The project works with youth between the ages of 15 to 24 in Regions 3, 4, 5, 6 and 10 as well as in the New Opportunity Corps (NOC). It has four components: ‘detention prevention,’ which creates and implements a system of alternative sentencing and diversion for minor offenders; ‘welcome home,’ which focuses on reintegration and ensures that youth exiting the NOC receive support to re-enter society and enter the workforce; ‘work-ready,’ through which vulnerable youth are provided with skills, guidance and opportunities to enter the workforce; and lastly ‘be your own boss,’ which provides young people with education, information and support to develop their own businesses.

Willis recalled that in 2011, the EDC, a non-governmental organisation (NGO) out of Boston, Massachusetts, USA, was contracted by USAID to do an assessment in Guyana in an effort to understand the nature of youth in Guyana. It was found that youth were entering the justice system for petty offences and there was little or no alternative sentencing options.

“We also found from employers that oftentimes youths were employed but they did not have the right attitude to work…,” she said adding that it was also discovered that there were not many training options available to youths. EDC wrote a project that would meet the needs of that population.

The project was designed to work with youth to ensure that they are given an alternative to sentencing and the detention prevention component sees the project liaising with the Probation Department of the Ministry of Social Protection and the magistracy. To address the issue of youth having the right attitude to work, Wills said, the project designed a curriculum, which had the input from groupings in Guyana, and focused on inter-personal communication, work habits and introduction to entrepreneurship.

 

‘Work ready’

The project’s Workforce Development & Private Sector Specialist Rawle Dundas is tasked with liaising with the private/public sectors to ensure that persons understand what the young people are being trained in.

“We don’t claim that they are the best but they have a greater appreciation for the work environment,” Wills said.

She said that after three months on the job an employer satisfaction survey is conducted to determine whether the youth will be permanent on the job. The project has a heavy monitoring component to ensure that they are aware of what is happening with the youth who have passed through the project.

The young people involved in the project are all at-risk and not just those who would have been in the justice system or the NOC but those like King who would have dropped out of school or others with low CSEC grades or from low socio economic backgrounds.

“The youths whose positions do not permit them to get out there and fight are the ones we work with,” Wills told this newspaper.
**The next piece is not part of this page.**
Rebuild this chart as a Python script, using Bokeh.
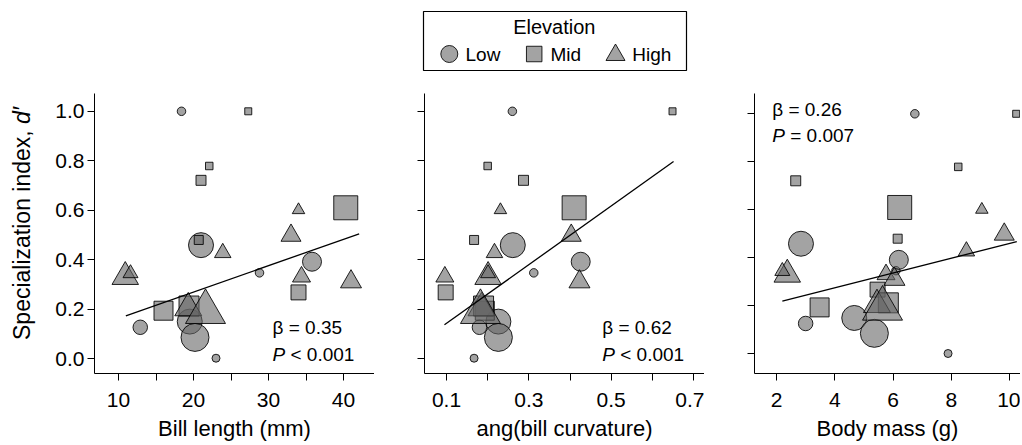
import numpy as np
from bokeh.plotting import figure
from bokeh.models import (ColumnDataSource, Range1d, FixedTicker, PrintfTickFormatter,
                          CustomJSTickFormatter, Label)
from bokeh.layouts import row, column
from bokeh.embed import file_html
from bokeh.resources import INLINE
from bokeh.core.properties import value

FONT = "Liberation Sans"

# ---------------- data ----------------
elevations = ["Low", "Mid", "High"]

# Low elevation species
low_d    = [1.000, 0.459, 0.347, 0.392, 0.150, 0.127, 0.086, 0.002]
low_bill = [18.4, 21.0, 28.8, 35.8, 19.5, 12.9, 20.2, 23.0]
low_curv = [0.260, 0.261, 0.312, 0.426, 0.226, 0.180, 0.226, 0.167]
low_mass = [6.75, 2.84, 6.10, 6.20, 4.67, 3.00, 5.36, 7.89]
low_size = [8.5, 25, 8.5, 19, 25, 14.5, 28, 8]

# Mid elevation species
mid_d    = [1.000, 0.779, 0.721, 0.610, 0.480, 0.268, 0.194, 0.213]
mid_bill = [27.3, 22.1, 21.0, 40.3, 20.7, 34.0, 16.0, 19.4]
mid_curv = [0.649, 0.200, 0.287, 0.410, 0.167, 0.098, 0.193, 0.190]
mid_mass = [10.23, 8.24, 2.66, 6.23, 6.16, 5.47, 3.48, 5.84]
mid_size = [7, 7.5, 10, 24, 9, 15, 19, 20]

# High elevation species
high_d    = [0.601, 0.498, 0.428, 0.331, 0.345, 0.331, 0.311, 0.205, 0.189]
high_bill = [34.0, 33.0, 23.9, 10.9, 11.6, 34.4, 41.0, 19.3, 21.6]
high_curv = [0.231, 0.403, 0.2165, 0.201, 0.201, 0.096, 0.423, 0.185, 0.1825]
high_mass = [9.05, 9.82, 8.52, 2.37, 2.20, 5.76, 6.05, 5.45, 5.64]
high_size = [12.5, 20, 16.5, 26.5, 15, 18, 21, 27, 40]

# fitted regression lines (end points)
fit_bill_x = [10.98, 42.09]
fit_bill_y = [0.173, 0.505]
fit_curv_x = [0.095, 0.6515]
fit_curv_y = [0.137, 0.797]
fit_mass_x = [2.20, 10.25]
fit_mass_y = [0.220, 0.468]

betas = ["0.35", "0.62", "0.26"]
pvals = ["< 0.001", "< 0.001", "= 0.007"]

x_titles = ["Bill length (mm)", "ang(bill curvature)", "Body mass (g)"]
y_title = "Specialization index, "
y_title_italic = "d\u2032"

d_ticks = [0.0, 0.2, 0.4, 0.6, 0.8, 1.0]
bill_ticks = [10, 15, 20, 25, 30, 35, 40]
bill_labeled = [10, 20, 30, 40]
curv_ticks = [0.1, 0.2, 0.3, 0.4, 0.5, 0.6, 0.7]
curv_labeled = [0.1, 0.3, 0.5, 0.7]
mass_ticks = [2, 4, 6, 8, 10]
mass_labeled = [2, 4, 6, 8, 10]

# ---------------- layout geometry (page pixels) ----------------
TOTAL_W = 1020
LEG_H = 85
FRAME_TOP = 93
FRAME_H = 280
FRAME_BOTTOM = FRAME_TOP + FRAME_H
BORDER_TOP = FRAME_TOP - LEG_H
BORDER_BOTTOM = 71
PANEL_H = BORDER_TOP + FRAME_H + BORDER_BOTTOM
TITLE_W = 40

bill_range = (6.8, 44.133)
curv_range = (0.04656, 0.72667)
mass_range = (1.2446, 10.3776)
d_range_a = (-0.0598, 1.0720)
d_range_b = (-0.0812, 1.0845)

FILL = "#666666"
FILL_ALPHA = 0.6
MARK_LINE = "black"
TICK_FS = "21px"
ANNOT_FS = "19px"

panels_cfg = [
    dict(key="bill", xr=bill_range, yr=d_range_a, left=94 - TITLE_W, fw=280, fl=94,
         ticks=bill_ticks, labeled=bill_labeled, dec=0, fit=(fit_bill_x, fit_bill_y),
         stat_pos=((272, 327), (272, 354))),
    dict(key="curv", xr=curv_range, yr=d_range_a, left=50, fw=280, fl=424,
         ticks=curv_ticks, labeled=curv_labeled, dec=1, fit=(fit_curv_x, fit_curv_y),
         stat_pos=((601.7, 327), (601.7, 354))),
    dict(key="mass", xr=mass_range, yr=d_range_b, left=50, fw=266, fl=754,
         ticks=mass_ticks, labeled=mass_labeled, dec=0, fit=(fit_mass_x, fit_mass_y),
         stat_pos=((771.7, 109.3), (771.7, 135))),
]

series = {
    "Low": dict(marker="circle", d=low_d, bill=low_bill, curv=low_curv, mass=low_mass, size=low_size),
    "Mid": dict(marker="square", d=mid_d, bill=mid_bill, curv=mid_curv, mass=mid_mass, size=mid_size),
    "High": dict(marker="triangle", d=high_d, bill=high_bill, curv=high_curv, mass=high_mass, size=high_size),
}


def page_to_data(cfg, px, py):
    xr, yr = cfg["xr"], cfg["yr"]
    x = xr[0] + (px - cfg["fl"]) * (xr[1] - xr[0]) / cfg["fw"]
    y = yr[0] + (FRAME_BOTTOM - py) * (yr[1] - yr[0]) / FRAME_H
    return x, y


def style_axes(p):
    for ax in (p.xaxis[0], p.yaxis[0]):
        ax.axis_line_color = "black"
        ax.axis_line_width = 1
        ax.major_tick_line_color = "black"
        ax.major_tick_line_width = 1
        ax.major_tick_in = 0
        ax.major_tick_out = 7
        ax.minor_tick_line_color = None
        ax.major_label_text_font = FONT
        ax.major_label_text_font_size = TICK_FS
        ax.major_label_text_color = "black"
        ax.axis_label_text_font = FONT
        ax.axis_label_text_font_style = "normal"
        ax.axis_label_text_color = "black"
    p.xaxis.major_label_standoff = 12
    p.xaxis.axis_label_standoff = 6
    p.xaxis.axis_label_text_font_size = "22px"
    p.yaxis.major_label_standoff = 3
    p.xgrid.visible = False
    p.ygrid.visible = False
    p.outline_line_color = None
    p.background_fill_color = "white"
    p.border_fill_color = "white"


def blank_fig(w, h):
    f = figure(width=w, height=h, x_range=Range1d(0, w), y_range=Range1d(0, h),
               output_backend="svg", toolbar_location=None,
               x_axis_location=None, y_axis_location=None, min_border=0)
    f.outline_line_color = None
    f.xgrid.visible = False
    f.ygrid.visible = False
    f.background_fill_color = "white"
    f.border_fill_color = "white"
    return f


panels = []
for i, cfg in enumerate(panels_cfg):
    p = figure(width=cfg["left"] + cfg["fw"], height=PANEL_H,
               x_range=Range1d(*cfg["xr"]), y_range=Range1d(*cfg["yr"]),
               output_backend="svg", toolbar_location=None,
               min_border_left=cfg["left"], min_border_right=0,
               min_border_top=BORDER_TOP, min_border_bottom=BORDER_BOTTOM)
    style_axes(p)
    p.xaxis.axis_label = x_titles[i]
    p.xaxis.ticker = FixedTicker(ticks=cfg["ticks"])
    p.xaxis.formatter = CustomJSTickFormatter(
        args=dict(shown=cfg["labeled"], dec=cfg["dec"]),
        code="const s = shown.find(v => Math.abs(v - tick) < 1e-9);"
             "return s === undefined ? '' : s.toFixed(dec);")
    p.yaxis.ticker = FixedTicker(ticks=d_ticks)
    if i == 0:
        p.yaxis.formatter = PrintfTickFormatter(format="%.1f")
    else:
        p.yaxis.formatter = CustomJSTickFormatter(code="return '';")

    for elev in elevations:
        s = series[elev]
        src = ColumnDataSource(dict(x=s[cfg["key"]], y=s["d"], size=s["size"]))
        p.scatter("x", "y", source=src, marker=s["marker"], size="size",
                  fill_color=FILL, fill_alpha=FILL_ALPHA,
                  line_color=MARK_LINE, line_alpha=0.85, line_width=1)

    fx, fy = cfg["fit"]
    p.line(fx, fy, line_color="black", line_width=1.3)

    (bx, by), (qx, qy) = cfg["stat_pos"]
    dx, dy = page_to_data(cfg, bx, by)
    p.add_layout(Label(x=dx, y=dy, text="\u03b2 = " + betas[i], text_font=FONT,
                       text_font_size=ANNOT_FS, text_baseline="middle", text_align="left",
                       text_color="black"))
    dx, dy = page_to_data(cfg, qx, qy)
    p.add_layout(Label(x=dx, y=dy, text="P", text_font=FONT, text_font_style="italic",
                       text_font_size=ANNOT_FS, text_baseline="middle", text_align="left",
                       text_color="black"))
    p.add_layout(Label(x=dx, y=dy, x_offset=18, text=pvals[i], text_font=FONT,
                       text_font_size=ANNOT_FS, text_baseline="middle", text_align="left",
                       text_color="black"))
    panels.append(p)

# ---------------- y-axis title (its own narrow strip) ----------------
ytf = blank_fig(TITLE_W, PANEL_H)
split_y = (LEG_H + PANEL_H) - 124
ytf.text(x=[21.5], y=[split_y], text=[y_title], angle=np.pi / 2, text_font=value(FONT),
         text_font_size="23px", text_align="right", text_baseline="middle", text_color="black")
ytf.text(x=[21.5], y=[split_y], text=[y_title_italic], angle=np.pi / 2, text_font=value(FONT),
         text_font_style="italic", text_font_size="23px", text_align="left",
         text_baseline="middle", text_color="black")

# ---------------- legend ----------------
leg = blank_fig(TOTAL_W, LEG_H)
leg.quad(left=[423], right=[686], bottom=[15], top=[74], fill_color=None,
         line_color="black", line_width=1.2)
leg.text(x=[553.8], y=[59], text=["Elevation"], text_font=value(FONT), text_font_size="20px",
         text_align="center", text_baseline="middle", text_color="black")
leg_src = ColumnDataSource(dict(
    x=[448.8, 533.7, 615.0], y=[31.5, 31.5, 30.5],
    marker=[series[e]["marker"] for e in elevations], size=[17, 15.5, 19]))
leg.scatter("x", "y", source=leg_src, marker="marker", size="size",
            fill_color=FILL, fill_alpha=FILL_ALPHA, line_color=MARK_LINE, line_alpha=0.85,
            line_width=1)
leg.text(x=[465, 550, 631.7], y=[31.5, 31.5, 31.5], text=elevations, text_font=value(FONT),
         text_font_size="19px", text_align="left", text_baseline="middle", text_color="black")

layout = column(leg, row(ytf, *panels))
open("out.html", "w").write(file_html(layout, INLINE))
According to Dundas, after the three-month survey’s over, 90% of the employers opt to keep the youth employed. He said some companies have been taking on the project’s youth and placing them in their apprenticeship programmes and some have been relaxing the CXC requirement because of the fact that the young people are going with the right attitudes. Some companies approach SKYE, but Dundas said they would go out and look for openings. They have had youth employed from the labourer level up to lawyers’ assistants.

Dundas is also working with the Board of Industrial Training, which has been taking some of the young people into its training programmes, to help them get back into the education system. The project’s coaches also work with the Technical and Vocational Education and Training (TVET) institutions to assist youth who are interested in furthering their education.

The beneficiaries are recruited through a coaching process which sees specific persons with the requisite qualifications working in communities to seek out at-risk youth. Coaches are also stationed at the NOC. The project also has a psychologist on board, who works with youth in need of such assistance.

Wills said the young people receive tremendous support.

Also on board with the project is former director of prisons Dale Erskine, who is the project’s Juvenile Justice Specialist. Soon to be implemented in the project is the volunteering aspect where persons would ‘adopt’ one to two youth in their communities and be the go-to person who guides them and reports on them monthly.